STATED PROBLEM> Return all the entries exactly, keeping pictures out.

EXERCISE INPUTS>

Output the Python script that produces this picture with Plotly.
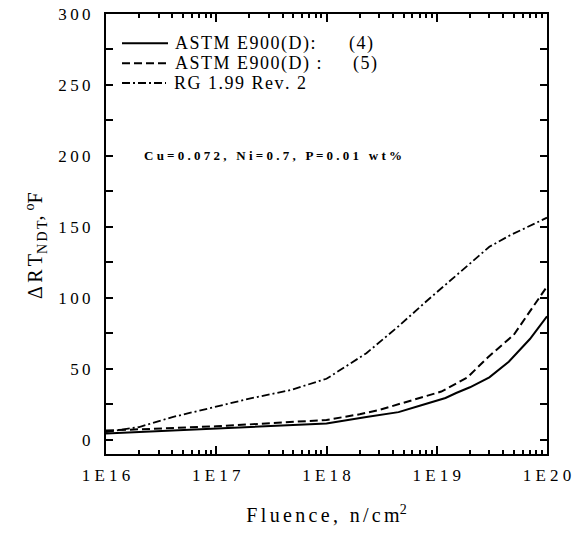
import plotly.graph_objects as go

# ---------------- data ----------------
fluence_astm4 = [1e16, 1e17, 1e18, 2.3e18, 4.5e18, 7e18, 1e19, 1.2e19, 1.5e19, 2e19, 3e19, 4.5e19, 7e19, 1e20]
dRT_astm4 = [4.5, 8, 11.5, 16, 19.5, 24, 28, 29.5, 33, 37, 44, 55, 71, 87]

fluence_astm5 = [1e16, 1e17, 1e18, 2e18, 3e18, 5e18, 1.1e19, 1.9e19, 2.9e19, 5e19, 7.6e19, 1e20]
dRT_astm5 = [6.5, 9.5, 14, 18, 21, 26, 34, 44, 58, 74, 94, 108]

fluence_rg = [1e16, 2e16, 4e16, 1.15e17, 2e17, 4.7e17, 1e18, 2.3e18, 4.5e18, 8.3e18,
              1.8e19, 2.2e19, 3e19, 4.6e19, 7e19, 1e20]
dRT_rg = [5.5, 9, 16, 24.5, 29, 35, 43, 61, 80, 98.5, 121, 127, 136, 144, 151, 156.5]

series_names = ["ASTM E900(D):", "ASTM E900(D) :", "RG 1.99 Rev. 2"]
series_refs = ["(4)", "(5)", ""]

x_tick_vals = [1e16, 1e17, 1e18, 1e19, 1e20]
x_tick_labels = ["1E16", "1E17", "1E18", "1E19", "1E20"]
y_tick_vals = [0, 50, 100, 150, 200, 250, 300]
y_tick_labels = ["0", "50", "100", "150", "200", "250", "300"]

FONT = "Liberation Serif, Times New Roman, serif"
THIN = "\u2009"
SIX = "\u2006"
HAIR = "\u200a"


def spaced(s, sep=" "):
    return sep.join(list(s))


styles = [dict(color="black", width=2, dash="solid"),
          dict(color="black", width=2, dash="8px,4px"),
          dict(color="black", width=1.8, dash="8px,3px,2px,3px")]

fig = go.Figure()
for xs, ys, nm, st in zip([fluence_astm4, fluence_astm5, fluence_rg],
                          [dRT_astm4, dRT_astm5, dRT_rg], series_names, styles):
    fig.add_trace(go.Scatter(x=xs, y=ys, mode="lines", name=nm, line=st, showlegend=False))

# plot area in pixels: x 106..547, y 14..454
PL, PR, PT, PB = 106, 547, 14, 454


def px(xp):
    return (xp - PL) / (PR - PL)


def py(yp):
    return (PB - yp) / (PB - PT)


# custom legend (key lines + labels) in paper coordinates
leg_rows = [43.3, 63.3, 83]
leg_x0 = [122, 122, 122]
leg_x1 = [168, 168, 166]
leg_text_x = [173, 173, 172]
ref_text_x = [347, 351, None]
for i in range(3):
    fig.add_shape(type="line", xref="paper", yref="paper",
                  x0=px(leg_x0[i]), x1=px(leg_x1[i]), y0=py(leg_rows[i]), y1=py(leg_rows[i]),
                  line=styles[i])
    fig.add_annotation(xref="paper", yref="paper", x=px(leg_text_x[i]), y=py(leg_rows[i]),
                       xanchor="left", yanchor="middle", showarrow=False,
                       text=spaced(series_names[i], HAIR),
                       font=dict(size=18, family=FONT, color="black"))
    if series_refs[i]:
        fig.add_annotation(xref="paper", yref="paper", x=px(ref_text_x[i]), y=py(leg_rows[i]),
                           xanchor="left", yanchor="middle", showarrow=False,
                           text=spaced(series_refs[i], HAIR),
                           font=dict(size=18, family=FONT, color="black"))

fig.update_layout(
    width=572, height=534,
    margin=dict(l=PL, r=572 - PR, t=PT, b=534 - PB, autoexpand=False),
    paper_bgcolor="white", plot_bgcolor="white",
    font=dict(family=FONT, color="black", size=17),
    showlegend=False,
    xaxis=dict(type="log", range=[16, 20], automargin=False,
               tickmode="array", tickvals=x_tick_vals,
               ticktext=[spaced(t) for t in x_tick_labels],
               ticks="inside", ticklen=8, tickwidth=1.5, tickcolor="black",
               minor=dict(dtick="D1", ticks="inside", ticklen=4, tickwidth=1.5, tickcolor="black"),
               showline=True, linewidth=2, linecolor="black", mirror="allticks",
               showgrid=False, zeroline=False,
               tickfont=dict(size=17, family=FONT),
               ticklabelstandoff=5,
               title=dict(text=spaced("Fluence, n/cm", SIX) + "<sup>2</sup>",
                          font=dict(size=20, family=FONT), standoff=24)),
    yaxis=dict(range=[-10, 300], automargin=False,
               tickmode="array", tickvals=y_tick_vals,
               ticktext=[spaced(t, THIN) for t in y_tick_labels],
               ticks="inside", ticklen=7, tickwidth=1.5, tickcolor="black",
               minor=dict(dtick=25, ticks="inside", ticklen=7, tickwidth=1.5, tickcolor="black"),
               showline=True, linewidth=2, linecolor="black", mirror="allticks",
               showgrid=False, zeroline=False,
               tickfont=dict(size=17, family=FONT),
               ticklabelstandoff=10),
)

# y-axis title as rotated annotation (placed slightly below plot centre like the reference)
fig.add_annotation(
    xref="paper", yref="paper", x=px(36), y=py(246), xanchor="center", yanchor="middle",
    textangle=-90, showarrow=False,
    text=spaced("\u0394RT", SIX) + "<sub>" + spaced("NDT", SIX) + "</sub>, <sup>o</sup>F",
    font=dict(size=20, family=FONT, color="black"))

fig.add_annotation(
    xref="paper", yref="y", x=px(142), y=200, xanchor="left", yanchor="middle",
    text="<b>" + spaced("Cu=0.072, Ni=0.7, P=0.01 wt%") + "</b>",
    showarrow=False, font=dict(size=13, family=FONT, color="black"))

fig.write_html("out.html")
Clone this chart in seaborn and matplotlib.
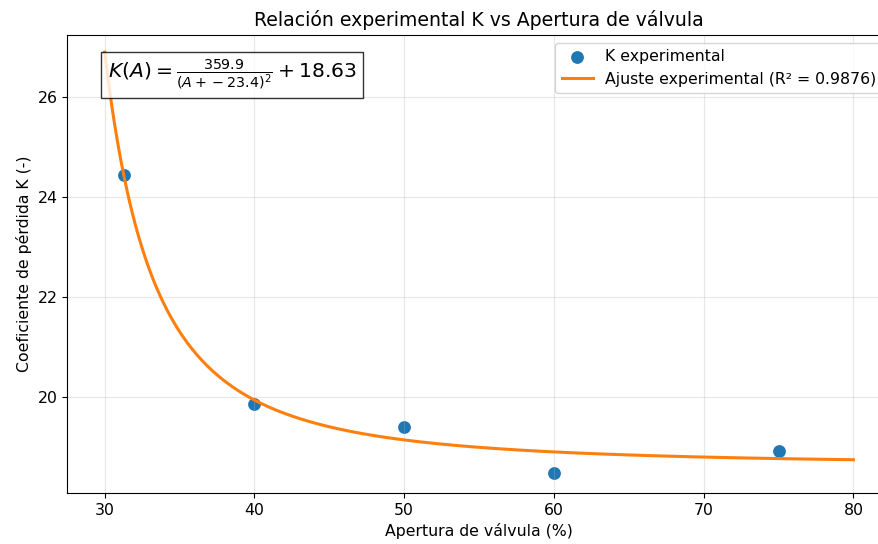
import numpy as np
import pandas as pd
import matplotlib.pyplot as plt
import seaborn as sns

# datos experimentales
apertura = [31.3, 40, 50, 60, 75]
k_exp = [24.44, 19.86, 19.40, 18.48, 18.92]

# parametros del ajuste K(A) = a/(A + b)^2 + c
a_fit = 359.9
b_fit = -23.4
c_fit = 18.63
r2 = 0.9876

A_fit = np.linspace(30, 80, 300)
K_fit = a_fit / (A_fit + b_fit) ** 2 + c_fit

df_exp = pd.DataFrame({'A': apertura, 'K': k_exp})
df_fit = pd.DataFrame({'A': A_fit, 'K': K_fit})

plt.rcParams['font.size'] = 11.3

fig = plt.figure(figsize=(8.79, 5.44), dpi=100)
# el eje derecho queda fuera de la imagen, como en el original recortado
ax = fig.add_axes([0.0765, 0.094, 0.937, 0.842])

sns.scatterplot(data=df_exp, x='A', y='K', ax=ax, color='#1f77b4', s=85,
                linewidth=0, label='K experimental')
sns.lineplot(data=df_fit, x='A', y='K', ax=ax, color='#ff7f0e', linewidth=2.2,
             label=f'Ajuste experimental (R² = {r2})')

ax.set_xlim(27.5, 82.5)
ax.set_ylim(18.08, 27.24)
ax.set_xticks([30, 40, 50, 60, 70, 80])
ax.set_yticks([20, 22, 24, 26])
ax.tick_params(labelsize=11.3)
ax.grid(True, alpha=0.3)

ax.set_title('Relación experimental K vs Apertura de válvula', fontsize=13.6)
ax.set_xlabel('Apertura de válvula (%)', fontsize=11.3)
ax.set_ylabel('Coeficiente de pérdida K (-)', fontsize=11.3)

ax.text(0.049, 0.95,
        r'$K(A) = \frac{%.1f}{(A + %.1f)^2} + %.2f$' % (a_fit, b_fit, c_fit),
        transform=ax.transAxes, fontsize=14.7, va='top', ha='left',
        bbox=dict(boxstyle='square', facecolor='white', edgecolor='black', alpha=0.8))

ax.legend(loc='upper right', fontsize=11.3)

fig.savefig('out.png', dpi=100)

SOLUTION TO THIS EXERCISE>
Output the Python script that produces this picture with Plotly.
import plotly.graph_objects as go

# ---------------- data ----------------
fluence_astm4 = [1e16, 1e17, 1e18, 2.3e18, 4.5e18, 7e18, 1e19, 1.2e19, 1.5e19, 2e19, 3e19, 4.5e19, 7e19, 1e20]
dRT_astm4 = [4.5, 8, 11.5, 16, 19.5, 24, 28, 29.5, 33, 37, 44, 55, 71, 87]

fluence_astm5 = [1e16, 1e17, 1e18, 2e18, 3e18, 5e18, 1.1e19, 1.9e19, 2.9e19, 5e19, 7.6e19, 1e20]
dRT_astm5 = [6.5, 9.5, 14, 18, 21, 26, 34, 44, 58, 74, 94, 108]

fluence_rg = [1e16, 2e16, 4e16, 1.15e17, 2e17, 4.7e17, 1e18, 2.3e18, 4.5e18, 8.3e18,
              1.8e19, 2.2e19, 3e19, 4.6e19, 7e19, 1e20]
dRT_rg = [5.5, 9, 16, 24.5, 29, 35, 43, 61, 80, 98.5, 121, 127, 136, 144, 151, 156.5]

series_names = ["ASTM E900(D):", "ASTM E900(D) :", "RG 1.99 Rev. 2"]
series_refs = ["(4)", "(5)", ""]

x_tick_vals = [1e16, 1e17, 1e18, 1e19, 1e20]
x_tick_labels = ["1E16", "1E17", "1E18", "1E19", "1E20"]
y_tick_vals = [0, 50, 100, 150, 200, 250, 300]
y_tick_labels = ["0", "50", "100", "150", "200", "250", "300"]

FONT = "Liberation Serif, Times New Roman, serif"
THIN = "\u2009"
SIX = "\u2006"
HAIR = "\u200a"


def spaced(s, sep=" "):
    return sep.join(list(s))


styles = [dict(color="black", width=2, dash="solid"),
          dict(color="black", width=2, dash="8px,4px"),
          dict(color="black", width=1.8, dash="8px,3px,2px,3px")]

fig = go.Figure()
for xs, ys, nm, st in zip([fluence_astm4, fluence_astm5, fluence_rg],
                          [dRT_astm4, dRT_astm5, dRT_rg], series_names, styles):
    fig.add_trace(go.Scatter(x=xs, y=ys, mode="lines", name=nm, line=st, showlegend=False))

# plot area in pixels: x 106..547, y 14..454
PL, PR, PT, PB = 106, 547, 14, 454


def px(xp):
    return (xp - PL) / (PR - PL)


def py(yp):
    return (PB - yp) / (PB - PT)


# custom legend (key lines + labels) in paper coordinates
leg_rows = [43.3, 63.3, 83]
leg_x0 = [122, 122, 122]
leg_x1 = [168, 168, 166]
leg_text_x = [173, 173, 172]
ref_text_x = [347, 351, None]
for i in range(3):
    fig.add_shape(type="line", xref="paper", yref="paper",
                  x0=px(leg_x0[i]), x1=px(leg_x1[i]), y0=py(leg_rows[i]), y1=py(leg_rows[i]),
                  line=styles[i])
    fig.add_annotation(xref="paper", yref="paper", x=px(leg_text_x[i]), y=py(leg_rows[i]),
                       xanchor="left", yanchor="middle", showarrow=False,
                       text=spaced(series_names[i], HAIR),
                       font=dict(size=18, family=FONT, color="black"))
    if series_refs[i]:
        fig.add_annotation(xref="paper", yref="paper", x=px(ref_text_x[i]), y=py(leg_rows[i]),
                           xanchor="left", yanchor="middle", showarrow=False,
                           text=spaced(series_refs[i], HAIR),
                           font=dict(size=18, family=FONT, color="black"))

fig.update_layout(
    width=572, height=534,
    margin=dict(l=PL, r=572 - PR, t=PT, b=534 - PB, autoexpand=False),
    paper_bgcolor="white", plot_bgcolor="white",
    font=dict(family=FONT, color="black", size=17),
    showlegend=False,
    xaxis=dict(type="log", range=[16, 20], automargin=False,
               tickmode="array", tickvals=x_tick_vals,
               ticktext=[spaced(t) for t in x_tick_labels],
               ticks="inside", ticklen=8, tickwidth=1.5, tickcolor="black",
               minor=dict(dtick="D1", ticks="inside", ticklen=4, tickwidth=1.5, tickcolor="black"),
               showline=True, linewidth=2, linecolor="black", mirror="allticks",
               showgrid=False, zeroline=False,
               tickfont=dict(size=17, family=FONT),
               ticklabelstandoff=5,
               title=dict(text=spaced("Fluence, n/cm", SIX) + "<sup>2</sup>",
                          font=dict(size=20, family=FONT), standoff=24)),
    yaxis=dict(range=[-10, 300], automargin=False,
               tickmode="array", tickvals=y_tick_vals,
               ticktext=[spaced(t, THIN) for t in y_tick_labels],
               ticks="inside", ticklen=7, tickwidth=1.5, tickcolor="black",
               minor=dict(dtick=25, ticks="inside", ticklen=7, tickwidth=1.5, tickcolor="black"),
               showline=True, linewidth=2, linecolor="black", mirror="allticks",
               showgrid=False, zeroline=False,
               tickfont=dict(size=17, family=FONT),
               ticklabelstandoff=10),
)

# y-axis title as rotated annotation (placed slightly below plot centre like the reference)
fig.add_annotation(
    xref="paper", yref="paper", x=px(36), y=py(246), xanchor="center", yanchor="middle",
    textangle=-90, showarrow=False,
    text=spaced("\u0394RT", SIX) + "<sub>" + spaced("NDT", SIX) + "</sub>, <sup>o</sup>F",
    font=dict(size=20, family=FONT, color="black"))

fig.add_annotation(
    xref="paper", yref="y", x=px(142), y=200, xanchor="left", yanchor="middle",
    text="<b>" + spaced("Cu=0.072, Ni=0.7, P=0.01 wt%") + "</b>",
    showarrow=False, font=dict(size=13, family=FONT, color="black"))

fig.write_html("out.html")
Clone this chart in seaborn and matplotlib.
import numpy as np
import pandas as pd
import matplotlib.pyplot as plt
import seaborn as sns

# datos experimentales
apertura = [31.3, 40, 50, 60, 75]
k_exp = [24.44, 19.86, 19.40, 18.48, 18.92]

# parametros del ajuste K(A) = a/(A + b)^2 + c
a_fit = 359.9
b_fit = -23.4
c_fit = 18.63
r2 = 0.9876

A_fit = np.linspace(30, 80, 300)
K_fit = a_fit / (A_fit + b_fit) ** 2 + c_fit

df_exp = pd.DataFrame({'A': apertura, 'K': k_exp})
df_fit = pd.DataFrame({'A': A_fit, 'K': K_fit})

plt.rcParams['font.size'] = 11.3

fig = plt.figure(figsize=(8.79, 5.44), dpi=100)
# el eje derecho queda fuera de la imagen, como en el original recortado
ax = fig.add_axes([0.0765, 0.094, 0.937, 0.842])

sns.scatterplot(data=df_exp, x='A', y='K', ax=ax, color='#1f77b4', s=85,
                linewidth=0, label='K experimental')
sns.lineplot(data=df_fit, x='A', y='K', ax=ax, color='#ff7f0e', linewidth=2.2,
             label=f'Ajuste experimental (R² = {r2})')

ax.set_xlim(27.5, 82.5)
ax.set_ylim(18.08, 27.24)
ax.set_xticks([30, 40, 50, 60, 70, 80])
ax.set_yticks([20, 22, 24, 26])
ax.tick_params(labelsize=11.3)
ax.grid(True, alpha=0.3)

ax.set_title('Relación experimental K vs Apertura de válvula', fontsize=13.6)
ax.set_xlabel('Apertura de válvula (%)', fontsize=11.3)
ax.set_ylabel('Coeficiente de pérdida K (-)', fontsize=11.3)

ax.text(0.049, 0.95,
        r'$K(A) = \frac{%.1f}{(A + %.1f)^2} + %.2f$' % (a_fit, b_fit, c_fit),
        transform=ax.transAxes, fontsize=14.7, va='top', ha='left',
        bbox=dict(boxstyle='square', facecolor='white', edgecolor='black', alpha=0.8))

ax.legend(loc='upper right', fontsize=11.3)

fig.savefig('out.png', dpi=100)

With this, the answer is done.